OLG Brandenburg, Urteil vom 22.04.2020 – 11 U 153/18
VOB/B § 2 Abs. 6
Problem/Sachverhalt
Der Auftragnehmer (AN) verlangt Restwerklohn für im Rahmen von erfolgten Nachträgen ausgeführten Baumfäll- und Rodungsarbeiten. Das Landgericht lehnt dies mit der Begründung ab, dass die Rückvergütung für gerodetes Holz Grundlage der Preisermittlung der Urkalkulation sei. Der Einheitspreis (EP) der Nachtragsleistungen bestimme sich entsprechend dieser Preisermittlungsgrundlage. Aus dem Angebot des AN gehe nicht hervor, dass es sich bei der Rückvergütung um eine einmalige Gutschrift handle. Das gerodete Räumgut gehe gemäß Leistungsbeschreibung in das Eigentum des AN über.

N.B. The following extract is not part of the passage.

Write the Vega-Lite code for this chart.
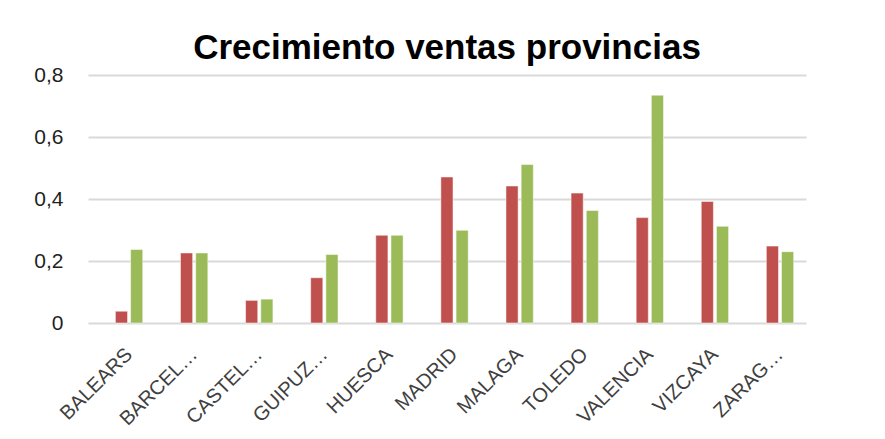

Damit sei eine eindeutige Risikoverteilung hinsichtlich des Umgangs mit dem Baumabschlag getroffen worden. Hiergegen wendet sich der AN mit der Berufung. Er führt aus, die Gutschriftgewährung sei zwar kalkulatorische Grundlage, könne sich aber nur auf die Angaben der Ausschreibung, d. h. die dort benannten Mengen, beziehen. Allein die Verwertung zu unterschiedlichen Jahreszeiten ergebe unterschiedliche Beträge, die nicht auf Mehrmengen bezogen werden könnten. Auch könne der vorgesehene Abnehmer die Mehrmengen nicht abnehmen. Das Gericht berücksichtige nicht, dass sich die Preisbildung nur auf die Qualität und Quantität der auszuführenden Leistungen nach den Angebotsunterlagen beziehe.
Entscheidung
Im konkreten Fall ohne Erfolg! Zwar teilt das OLG die Auffassung des BGH, wonach für die Berechnung der Vergütung gem. § 2 Abs. 3 Nr. 2 VOB/B die Urkalkulation nicht herangezogen werden kann, wenn sich die Parteien nicht hierauf geeinigt haben. Denn die Regelung enthält keinen Maßstab zur Preisbildung. Diese Lücke ist im Wege der ergänzenden Vertragsauslegung zu schließen. Aufgrund des gleichen Wortlauts spricht einiges dafür, die zu § 2 Abs. 3 VOB/B aufgestellten Grundsätze auch auf § 2 Abs. 5 VOB/B anzuwenden. Die Regelung des § 2 Abs. 6 Nr. 2 VOB/B macht trotz des Wortlauts, wonach sich der Preis nach den Grundlagen der Preisermittlung für die vertragliche Leistung richtet, keine Ausnahme.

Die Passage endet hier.